In the sphere of technology, the term “web services” is frequently encountered. But what exactly are web services? This post will look into how these services represent a collection of open protocols and standards used for exchanging data between applications or systems. Let us delve into the topic.
What is a web service?
A method of communication between two electronic endpoint devices over a network is known as a web service. It represents a collection of open protocols and standards used for exchanging data between applications or systems. Different platforms can run software applications written in multiple programming languages, using web services to exchange data over computer networks, such as the internet. This process mirrors inter-process communication on a single computer.
Web services serve as a support system for machine-to-machine interaction over a network. Standardized protocols form the foundation of this data exchange. These protocols encompass XML (Extensible Markup Language), SOAP (Simple Object Access Protocol), WSDL (Web Services Description Language), and UDDI (Universal Description, Discovery, and Integration).
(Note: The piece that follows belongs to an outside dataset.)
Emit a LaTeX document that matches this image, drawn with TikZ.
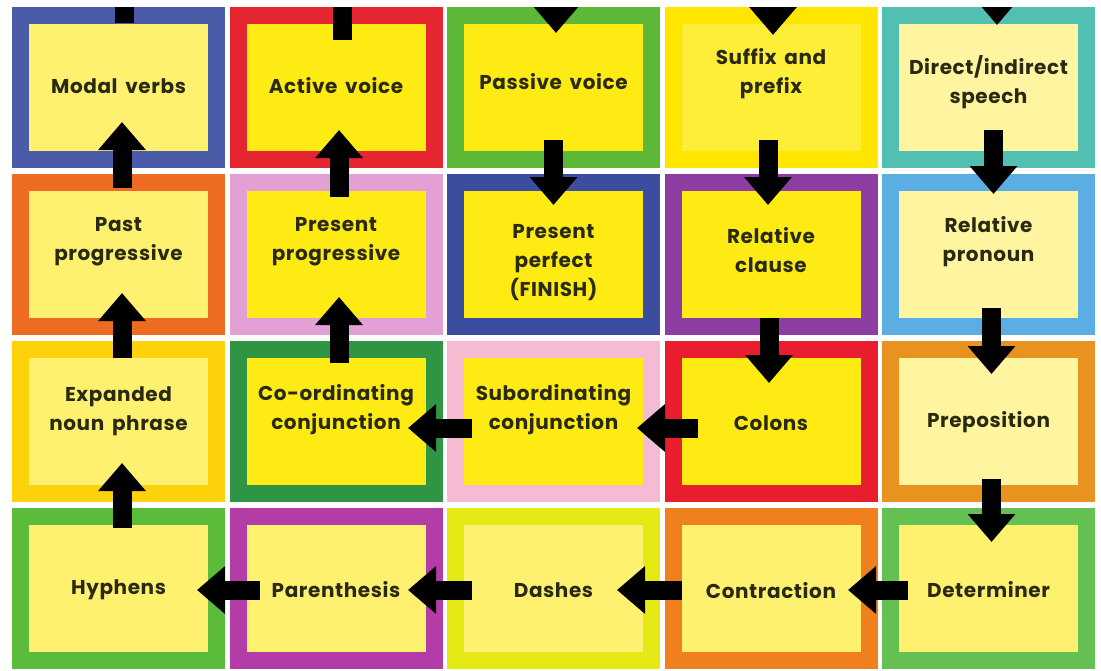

Main components of web services
A protocol for exchanging structured information in the implementation of web services in computer networks is SOAP. It uses XML as its message format, and relies on application layer protocols, most often Hypertext Transfer Protocol (HTTP) or Simple Mail Transfer Protocol (SMTP), for message negotiation and transmission.
An XML-based protocol for exchanging web services over a network is WSDL. It provides a model for describing web services. A client program connecting to a web service can read the WSDL to determine what functions are available on the server.
UDDI serves as a protocol that allows businesses to list themselves on the internet and discover each other, similar to a traditional phone book’s yellow and white pages. It enables businesses to find one another and define how they interact over the internet.
XML-RPC is a remote procedure call (RPC) protocol which uses XML to encode its calls and HTTP as a transport mechanism. It allows software running on disparate operating systems and in different environments to make procedure calls over the internet.
Representational state transfer (REST) is a software architectural style that defines a set of constraints to be used for creating web services. It is a way to develop web services that can be used virtually by any device that communicates over HTTP.
How web services work
Web services work through the sending of XML messages over a network. These messages follow a standardized protocol. The sender sends an XML request to a service, which then sends back an XML response. This exchange happens over HTTP, making it possible for machines to communicate with each other from anywhere in the world.
Uses for web services
Web services allow various applications to communicate with each other and share data and services among themselves. They provide a common platform that enables multiple applications built on various programming languages to communicate. Web services are not tied to any one operating system or programming language, enabling them to be self-contained, modular, distributed, dynamic applications that can be described, published, located, or invoked over the network to create products, processes, and supply chains.
The vital role of web services in IT
Web services serve as a critical component of the architecture for functional internet applications. Their role is vital in enabling the application to be flexible, versatile, and capable of quick adaptation to changing business environments.